My trusted ser8 8745hs minipc sitting beside my TV is going to be taken by my kid.

Do you think this 16-year-old shoebox PC will work well as a replacement for an Emby server?

250Gb SSD with Debian 13 and Emby server

h55n i7 890 2.93 - 3.20Ghz

8Gb non-dual channel

GeForce 560 1gb

usb 3.0 with the external 12tb media hdd (same as now)

 

I understand that Emby will rely on software transcode with that graphics card. I do watch 2k and 4k content with transcode for subtitles, only one user connected to the server. Is the computer suitable do you think?

 

I also have a Geforce 1080, but I don't think I'm able to take it from another system on account that the 560 is not compatible with that, so I can't swap them.

Thanks

Dibbes
Posted

My 2 cents:

Direct play (no transcoding) will be fine. If clients can play files natively, this setup is sufficient. 1 to 2 light transcodes (720p / low-bitrate 1080p) is possible, but not consistently reliable and I would not recommend that.
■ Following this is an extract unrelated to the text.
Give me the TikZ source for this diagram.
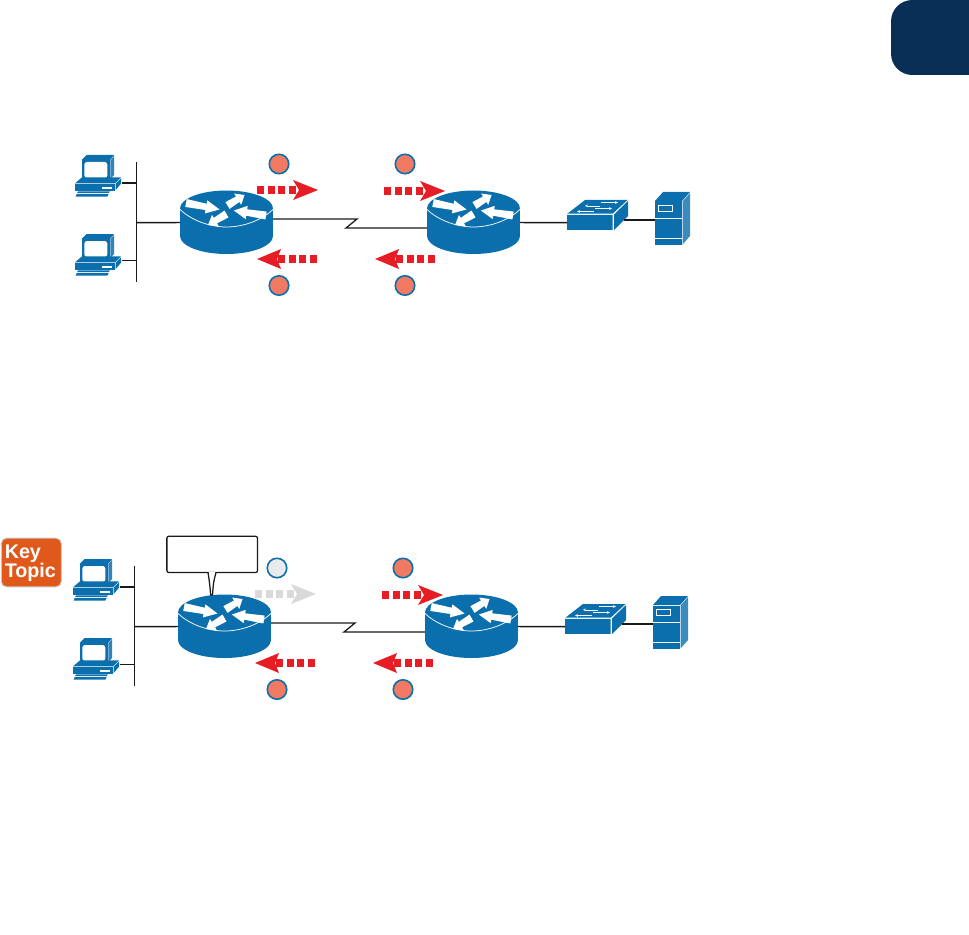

  • The GTX 560 is effectively useless for hardware transcoding. NVENC support is present (first gen), but is too old to be usable. The GTX1080 will improve that situation in comparison to the 560, but for NVENC support the practical minimum is a GTX1650/1660.
  • The CPU will struggle with software transcoding quickly. It is a roughly 15yr old CPU, it lacks modern instruction sets and efficiency.

It depends a little on your use-case though. If your usage looks like mostly direct play (Nvidia Shield, modern TVs, Apple TV), 1 to 2 users max and no 4K transcoding, then it will work. Anything needing 2k/4k transcoding will fail and not gracefully. Expect buffering, failed streams, and CPU pegged at 100%. Standardise media formats (H.264/H.265, no exotic codecs) is an absolute must if you want to avoid transcoding on this hardware.

Basically this system only works if transcoding is avoided.